4. You need a happy place.
For all of you. Snuggled on the couch watching movies and eating popcorn. Splashing in the pool. Playing catch in the backyard. Boating on the lake. Swinging in the park. Or in our case, wandering in Market Square.
It’s a place where you are all comfortable and happy. You all have things you enjoy doing in this space. Find your happy place and go there once a week! We crave our happy place when we have skipped a week or two and it feels that much better going back when we do!
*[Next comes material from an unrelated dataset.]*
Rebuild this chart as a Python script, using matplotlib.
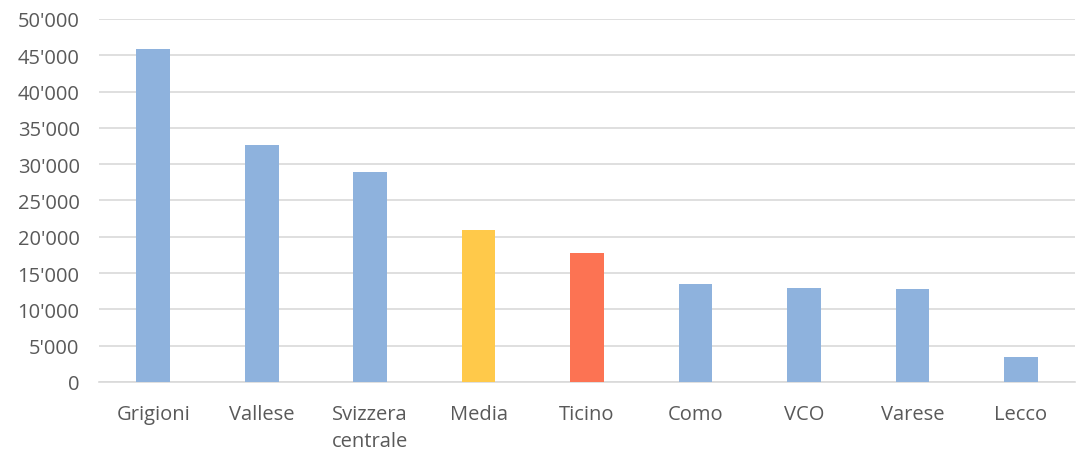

And I don’t just mean that in a survival sense. I mean that in a therapeutic sense. This is not meant to translate into eating your way to happiness. I want this to translate into when you are having a rough day, nothing is going how you imagined and you are so very desperate for a pick-me-up, eat (or drink) something that makes you happy. If you need coffee, then have a cup, or a pot. If it’s hummus and pita chips that make you happy, have them on hand, just try not to eat the whole bag. If it’s 3 scoops of ice cream, then stack those babies up. I personally lack the healthy options when it comes to soothing my soul and resort to apples and Nutella too often to disclose. My point is if you’re looking for something to give you that last little pep in your step to get you through the day, dig deep in your pantry and find your euphoria! This post is not sponsored by Nutella, but I highly recommend having a jar on hand at all times!
Are you single-parenting for a period of time or all of the time? I am eager to hear…do you have your own fundamentals of single-parenting? Please share!